ブリヂストンは2023年までの中期事業計画で、「変化に対応できる強いブリヂストンへの変革」を目指し、「稼ぐ力の再構築」を進めてきた。
昨年はグループ全体で50拠点の再編を発表。このうち46拠点は、近年収益力が低下していた車両用部品などを含む化工品・多角化事業に属していた。同事業は生産拠点および事業再編に加え、プレミアム商品の販売強化やコスト削減を実施し、昨年に継続事業ベースで黒字化を達成。東正浩グローバルCOOは「事業拠点再編は本年半ばに完了予定だ。今後はコアコンピタンスが活きる事業に注力し、成長フェーズに入る」と強調した。
タイヤ事業では乗用車用高インチタイヤの拡販に注力する。
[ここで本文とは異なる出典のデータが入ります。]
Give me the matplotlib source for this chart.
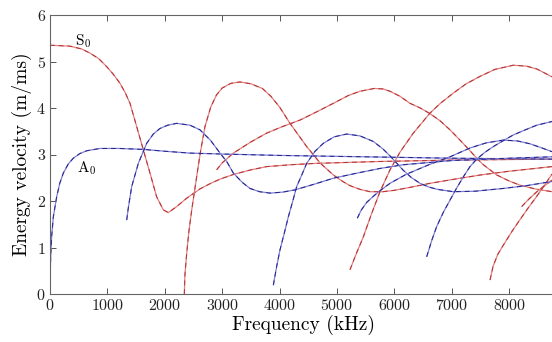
import matplotlib
matplotlib.use('Agg')
import matplotlib.pyplot as plt

# Lamb wave energy velocity curves
# frequency in kHz, energy velocity in m/ms

# symmetric modes (red)
s0_f = [0, 348, 550, 697, 850, 987, 1100, 1220, 1310, 1394, 1510, 1626, 1742, 1858, 1974, 2061, 2207, 2381, 2613, 2800, 2962,
        3194, 3500, 3775, 4200, 4646, 5749, 7000, 8746]
s0_v = [5.35, 5.33, 5.27, 5.18, 5.06, 4.89, 4.73, 4.53, 4.33, 4.1, 3.6, 3.1, 2.6, 2.09, 1.81, 1.75, 1.88, 2.06, 2.26, 2.38, 2.47,
        2.57, 2.67, 2.74, 2.78, 2.81, 2.85, 2.88, 2.9]

s1_f = [2340, 2350, 2381, 2420, 2468, 2555, 2620, 2700, 2800, 2900, 3000, 3150, 3310, 3500, 3700, 3850, 4000, 4181, 4350, 4472,
        4704, 4936, 5100, 5226, 5400, 5575, 5800, 6000, 6300, 6620, 7000, 7500, 8000, 8746]
s1_v = [0.0, 0.4, 0.87, 1.35, 1.8, 2.52, 3.05, 3.6, 4.02, 4.28, 4.43, 4.53, 4.56, 4.52, 4.42, 4.25, 4.02, 3.67, 3.38, 3.17,
        2.82, 2.56, 2.42, 2.33, 2.25, 2.2, 2.2, 2.23, 2.3, 2.38, 2.46, 2.56, 2.64, 2.74]

s2_f = [2903, 3000, 3194, 3500, 3775, 4050, 4355, 4650, 4936, 5200, 5400, 5650, 5800, 5923, 6100, 6272, 6450, 6620, 6800, 6969,
        7150, 7317, 7450, 7549, 7782, 8000, 8188, 8450, 8746]
s2_v = [2.67, 2.82, 3.03, 3.27, 3.46, 3.6, 3.74, 3.92, 4.1, 4.27, 4.36, 4.42, 4.41, 4.36, 4.25, 4.1, 4.0, 3.88, 3.72, 3.53,
        3.3, 3.08, 2.9, 2.78, 2.56, 2.43, 2.34, 2.26, 2.2]

s3_f = [5226, 5340, 5459, 5600, 5749, 5923, 6097, 6329, 6620, 6800, 7026, 7250, 7491, 7750, 8071, 8300, 8479, 8746]
s3_v = [0.52, 0.88, 1.23, 1.72, 2.2, 2.67, 3.05, 3.46, 3.89, 4.1, 4.32, 4.52, 4.68, 4.83, 4.92, 4.9, 4.84, 4.67]

s4_f = [7666, 7720, 7800, 7897, 8050, 8188, 8330, 8479, 8620, 8746]
s4_v = [0.3, 0.6, 0.85, 1.05, 1.35, 1.6, 1.85, 2.1, 2.35, 2.58]

s5_f = [8217, 8350, 8500, 8650, 8746]
s5_v = [1.88, 2.05, 2.22, 2.36, 2.45]

# antisymmetric modes (blue)
a0_f = [0, 15, 30, 58, 116, 170, 232, 320, 406, 520, 639, 871, 1200, 1626, 2000, 2439, 3000, 4000, 5000, 6000, 7000, 8000, 8746]
a0_v = [0.3, 0.9, 1.25, 1.66, 2.09, 2.38, 2.6, 2.8, 2.92, 3.02, 3.08, 3.13, 3.13, 3.11, 3.07, 3.03, 3.01, 2.98, 2.96, 2.94, 2.92, 2.91, 2.9]

a1_f = [1336, 1364, 1423, 1539, 1684, 1800, 1916, 2050, 2207, 2439, 2613, 2800, 2962, 3078, 3194, 3350, 3484, 3650, 3833, 4050,
        4268, 4600, 4936, 5350, 5749, 6155, 7000, 8000, 8746]
a1_v = [1.59, 1.85, 2.31, 2.81, 3.24, 3.44, 3.56, 3.63, 3.67, 3.63, 3.53, 3.3, 3.03, 2.85, 2.6, 2.4, 2.27, 2.2, 2.17, 2.19,
        2.24, 2.36, 2.49, 2.6, 2.7, 2.78, 2.87, 2.92, 2.95]

a2_f = [3891, 3950, 4007, 4080, 4152, 4230, 4297, 4400, 4472, 4617, 4762, 4950, 5168, 5400, 5633, 5800, 5923, 6050, 6155, 6300,
        6446, 6600, 6750, 7026, 7400, 7897, 8300, 8746]
a2_v = [0.19, 0.6, 0.95, 1.3, 1.66, 2.0, 2.31, 2.6, 2.81, 3.07, 3.24, 3.38, 3.44, 3.4, 3.28, 3.12, 2.97, 2.8, 2.66, 2.5,
        2.38, 2.3, 2.25, 2.2, 2.21, 2.27, 2.33, 2.42]

a3_f = [5354, 5420, 5517, 5650, 5749, 5923, 6200, 6600, 6969, 7317, 7600, 7897, 8150, 8362, 8550, 8746]
a3_v = [1.63, 1.8, 1.97, 2.12, 2.22, 2.38, 2.57, 2.78, 2.95, 3.14, 3.25, 3.31, 3.29, 3.23, 3.15, 3.06]

a4_f = [6562, 6650, 6736, 6850, 6969, 7085, 7201, 7317, 7433, 7580, 7723, 7900, 8071, 8280, 8479, 8746]
a4_v = [0.8, 1.15, 1.45, 1.75, 2.02, 2.28, 2.52, 2.74, 2.9, 3.05, 3.17, 3.3, 3.42, 3.53, 3.63, 3.71]

sym_modes = [(s0_f, s0_v), (s1_f, s1_v), (s2_f, s2_v), (s3_f, s3_v), (s4_f, s4_v), (s5_f, s5_v)]
anti_modes = [(a0_f, a0_v), (a1_f, a1_v), (a2_f, a2_v), (a3_f, a3_v), (a4_f, a4_v)]

x_ticks = [0, 1000, 2000, 3000, 4000, 5000, 6000, 7000, 8000]
y_ticks = [0, 1, 2, 3, 4, 5, 6]

plt.rcParams['font.family'] = 'serif'
plt.rcParams['font.serif'] = ['cmr10']
plt.rcParams['mathtext.fontset'] = 'cm'
plt.rcParams['axes.formatter.use_mathtext'] = True

fig = plt.figure(figsize=(5.52, 3.42), dpi=100)
ax = fig.add_axes([50 / 552, 48 / 342, 508 / 552, 279 / 342])

for f, v in sym_modes:
    ax.plot(f, v, color='#e08080', lw=0.9, solid_capstyle='butt', solid_joinstyle='round')
    ax.plot(f, v, color='#b83030', lw=0.7, ls=(0, (5, 4)))
for f, v in anti_modes:
    ax.plot(f, v, color='#8080d0', lw=0.9, solid_capstyle='butt', solid_joinstyle='round')
    ax.plot(f, v, color='#222290', lw=0.7, ls=(0, (5, 4)))

ax.text(435, 5.44, r'$\mathrm{S}_0$', fontsize=11, va='center', ha='left')
ax.text(465, 2.7, r'$\mathrm{A}_0$', fontsize=11, va='center', ha='left')

ax.set_xlim(0, 8850)
ax.set_ylim(0, 6)
ax.set_xticks(x_ticks)
ax.set_yticks(y_ticks)
ax.tick_params(direction='in', top=True, right=False, length=4, width=0.7,
               colors='#555555', labelcolor='#222222', labelsize=11.5, pad=3)
for side in ['left', 'bottom', 'top']:
    ax.spines[side].set_color('#666666')
    ax.spines[side].set_linewidth(0.8)
ax.spines['right'].set_visible(False)

ax.set_xlabel('Frequency (kHz)', fontsize=14, labelpad=1)
ax.set_ylabel('Energy velocity (m/ms)', fontsize=14, labelpad=3)

fig.savefig('out.png', dpi=100)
高インチ化は新車用が先行しており、その交換需要を市販用で取り込む方針だ。
さらに、同社が「電気自動車への装着に適したタイヤ基盤技術」とする「エンライトン」の活用も進める。欧州を起点に乗用車用の新車向けから搭載が拡大しており、今年は国内でトラック・バス用にも投入。今後はエンライトンの商品数拡大を図りつつ、ビジネス成長とサステナビリティといった二律背反の価値を同時に創出する。
探索事業は、グアユール事業とリサイクル事業を「サーキュラーエコノミーの実現に向けた取り組み」と位置付ける。特にリサイクルはグローバルで共創を進め、日本では2030年までに大規模実証実験を行う。
タイヤ生産拠点に対しては、中長期的な視点で増強投資やグローバル供給源となる日本・アジアの生産拡大などを検討する。今後の成長エンジンとするソリューション事業の拡充に向けた投資もあわせ、2022年の投資経費は昨年の1.5倍となる約1500億円を計画する。
さらに、M&Aや戦略的出資の費用も約1500億円を見込む。重点投資分野には、モビリティソリューションや小売・サービスの拡充、タイヤ生産技術、モビリティ業界の新興プレイヤー、サステナビリティの5つを設定した。吉松加雄グローバルCFOは「成長へ向けた変革を加速する」と意気込みを示した。